Еще один легендарный рассказ, являющийся эхом первых проявлений буддизма в период правления династии Хань, дает нам пример той ценности, которой могло обладать нарисованное изображение. Однажды императору Минди из династии Хань (57–75) приснился сон. Он увидел, что перед ним стоит божество — огромного роста и, казалось, все покрытое золотом, возложенная на его голову корона сияла солнечным ореолом. Когда император рассказал об этом видении придворным, те подсказали ему, что божеством был, без всякого сомнения, сам Будда, которому поклонялись в странах Запада. Тогда правитель спешно отправил в Индию послов, которые привезли ему тексты и одно изображение. История продолжилась так: «Когда первый посол Цай Инь, привезя с Запада [учение] Кашьяпы и Матанги,[59] представил к престолу изображение и Шакьямуни, которое было написано правителем Удаяной. Император оказал ему великое почтение, найдя его абсолютно совпадающим со своим сном. Он приказал своим художникам сделать множество копий, чтобы можно было поклоняться им на террасе Цинлин Южного Дворца, и на самых высоких точках ворот Цайян, и в мавзолее Сяньця. Более того, в Баймасы (храм Белой лошади) стены были расписаны изображениями тысячи повозок и десяти тысяч всадников, которые тройным кольцом шествовали вокруг пагоды…»
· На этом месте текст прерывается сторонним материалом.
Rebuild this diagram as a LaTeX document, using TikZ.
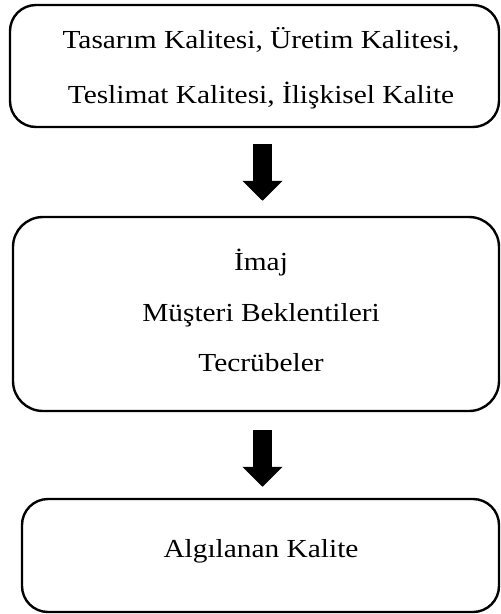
\documentclass[tikz,border=0pt]{standalone}
\usepackage{fontspec}
\setmainfont{Liberation Serif}
\usetikzlibrary{arrows.meta}
\tikzset{
  box/.style={draw=black, line width=2.4pt, rounded corners=26pt, inner sep=0pt},
  txt/.style={anchor=base, inner sep=0pt, font=\fontsize{26}{30}\selectfont},
  bigarrow/.style={line width=19pt, -{Triangle[length=20pt,width=39pt]}}
}
\newcommand{\wide}[1]{\scalebox{1.13}[1]{#1}}
\begin{document}
\begin{tikzpicture}[x=1pt,y=-1pt]
  \useasboundingbox (0,0) rectangle (501,614);
  % boxes
  \node[box, minimum width=489pt, minimum height=122pt] (b1) at (254.5,66) {};
  \node[box, rounded corners=30pt, minimum width=486pt, minimum height=194pt] (b2) at (256,314) {};
  \node[box, minimum width=477pt, minimum height=113pt] (b3) at (260.5,555.5) {};
  % texts
  \node[txt] (t1) at (261,48) {\wide{Tasarım Kalitesi, Üretim Kalitesi,}};
  \node[txt] (t2) at (261,103) {\wide{Teslimat Kalitesi, İlişkisel Kalite}};
  \node[txt] (t3) at (261,270) {\wide{İmaj}};
  \node[txt] (t4) at (261,321) {\wide{Müşteri Beklentileri}};
  \node[txt] (t5) at (261,371) {\wide{Tecrübeler}};
  \node[txt] (t6) at (261,557) {\wide{Algılanan Kalite}};
  % block arrows between the boxes
  \draw[bigarrow, shorten <=16pt, shorten >=15pt]
    ([xshift=8pt]b1.south) -- ([xshift=8pt]b1.south |- b2.north);
  \draw[bigarrow, shorten <=18pt, shorten >=11pt]
    ([xshift=6.5pt]b2.south) -- ([xshift=6.5pt]b2.south |- b3.north);
\end{tikzpicture}
\end{document}
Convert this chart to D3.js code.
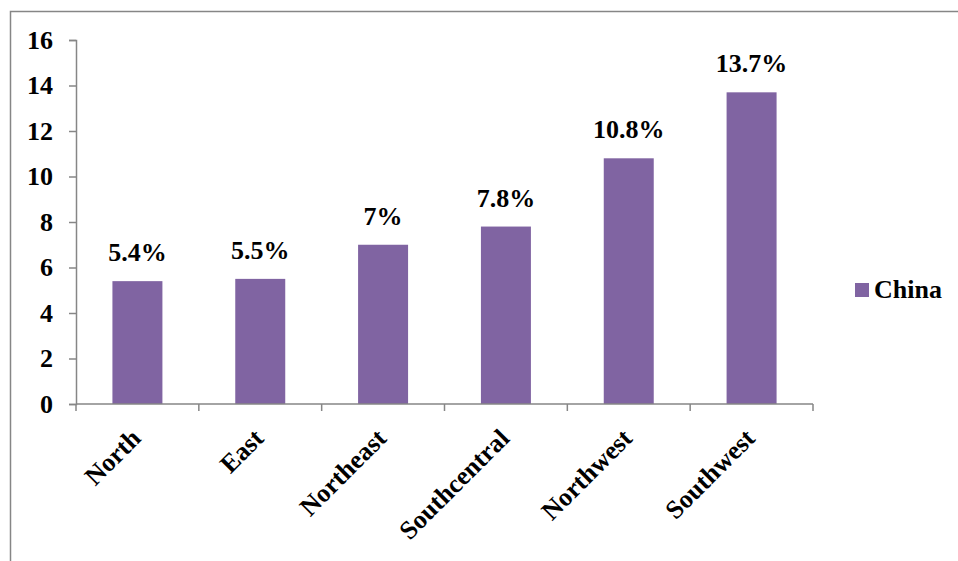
<!DOCTYPE html>
<html>

<head>
    <title>china bars</title>
    <script src="https://d3js.org/d3.v7.min.js"></script>
    <style>
        body { margin: 0; background: #fff; }
        text { font-family: "Liberation Serif", Tinos, "Times New Roman", "DejaVu Serif", serif; font-weight: bold; }
    </style>
</head>

<body>
    <svg width="958" height="561" id="mainsvg"></svg>
    <script>
        // data
        const regions = ['North', 'East', 'Northeast', 'Southcentral', 'Northwest', 'Southwest'];
        const values = [5.4, 5.5, 7, 7.8, 10.8, 13.7];
        const yTicks = [0, 2, 4, 6, 8, 10, 12, 14, 16];
        const seriesName = 'China';

        const svg = d3.select('#mainsvg');
        const barColor = '#8064a2', axisColor = '#868686';
        const margin = { top: 40, left: 76, right: 145, bottom: 157 };
        const width = 958, height = 561;
        const fs = 26;

        // outer frame (runs off the right and bottom edges)
        svg.append('rect')
            .attr('x', 10.5).attr('y', 11.5)
            .attr('width', 1000).attr('height', 1000)
            .attr('fill', 'none')
            .attr('stroke', axisColor)
            .attr('stroke-width', 1.5);

        const x = d3.scaleBand().domain(regions)
            .range([margin.left, width - margin.right])
            .paddingInner(0.593).paddingOuter(0.2965);
        const y = d3.scaleLinear().domain([0, 16])
            .range([height - margin.bottom, margin.top]);

        const g = svg.append('g');

        g.selectAll('rect.bar').data(values)
            .enter().append('rect')
            .attr('class', 'bar')
            .attr('x', (d, i) => x(regions[i]))
            .attr('y', d => y(d))
            .attr('width', x.bandwidth())
            .attr('height', d => y(0) - y(d))
            .attr('fill', barColor);

        g.selectAll('text.val').data(values)
            .enter().append('text')
            .attr('class', 'val')
            .attr('x', (d, i) => x(regions[i]) + x.bandwidth() / 2)
            .attr('y', d => y(d) - 20)
            .attr('text-anchor', 'middle')
            .attr('font-size', fs)
            .text(d => d + '%');

        // y axis
        const yAxis = svg.append('g')
            .attr('transform', `translate(${margin.left},0)`)
            .call(d3.axisLeft(y).tickValues(yTicks).tickSize(7).tickPadding(16));
        yAxis.attr('font-family', null);
        yAxis.selectAll('line, path').attr('stroke', axisColor).attr('stroke-width', 1.5);
        yAxis.selectAll('text').attr('font-size', fs).attr('fill', '#000');

        // x axis with ticks on band edges
        const xa = svg.append('g').attr('transform', `translate(0,${y(0)})`);
        const step = (width - margin.right - margin.left) / regions.length;
        xa.append('line')
            .attr('x1', margin.left).attr('x2', width - margin.right)
            .attr('stroke', axisColor).attr('stroke-width', 1.5);
        xa.selectAll('line.tk').data(d3.range(regions.length + 1))
            .enter().append('line')
            .attr('class', 'tk')
            .attr('x1', i => margin.left + i * step).attr('x2', i => margin.left + i * step)
            .attr('y1', 0).attr('y2', 7)
            .attr('stroke', axisColor).attr('stroke-width', 1.5);
        xa.selectAll('text').data(regions)
            .enter().append('text')
            .attr('transform', d => `translate(${x(d) + x.bandwidth() / 2 - 8},${23}) rotate(-45)`)
            .attr('text-anchor', 'end')
            .attr('dy', '0.7em')
            .attr('font-size', fs)
            .text(d => d);

        // legend
        const lg = svg.append('g').attr('transform', 'translate(855,283)');
        lg.append('rect').attr('width', 14).attr('height', 14).attr('fill', barColor);
        lg.append('text').attr('x', 19).attr('y', 15).attr('font-size', fs).text(seriesName);
    </script>
</body>

</html>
Таким образом, в государстве Хань живопись была распространена. Говорят, что в период правления императора Хэди (89—106), совпавший с развитием бумаги, материала, который предпочитали китайские художники, произведений живописи стало достаточно много, чтобы начали появляться первые коллекции. В это же время появились и художники, которые получали вознаграждение от государства. Также известно, что в Лояне мода на портреты была распространена до такой степени, что невеста императора Шуньди (126–145) украсила свою комнату изображениями женщин, знаменитых своей преданностью и верностью. Из всех этих сокровищ остались только необыкновенные вышивки на шелке и несколько фрагментов настенной живописи, как, например, те, что находятся сегодня в музее Бостона. Также сохранились изображения забавных домашних сцен, найденные в погребениях во время недавних раскопок. Во всех этих случаях основа картины всегда была светлой. На ней в абстрактной манере изображались движущиеся люди и животные, причем для этого использовались три краски — зеленая, коричневая и красная. Умелое размещение сюжетов, двигавшихся в различных направлениях, расширяло и увеличивало пространство. Таким образом, уже в период правления династии Хань живопись постигла главные принципы, которые характерны для искусства Дальнего Востока: использование пустоты и подвижности взгляда зрителя.

58

Неизвестно, где авторы нашли подобную редакцию этой легенды. У Сыма Цяня история с портретом вообще не упомянута, а советником был назначен тот человек, которого правитель видел во сне. Создание портрета фигурирует только в «Ди ван ши цзи», где рассказывается, что чиновникам (байгунам) приказали нарисовать портрет мудреца, которого правитель увидел во сне, и по этому описанию повсюду искать похожего человека. После того как он был найден и правитель побеседовал с ним, этот человек, по имени Юэ, и становится советником.

59

Ошибка авторов. Кашьяпа Матанга — это один человек, он прибыл в Китай лично. См., напр.: Хуэй Цзяо. Жизнеописание достойных монахов. Кашьяпа Матанга. 1. М., 1991.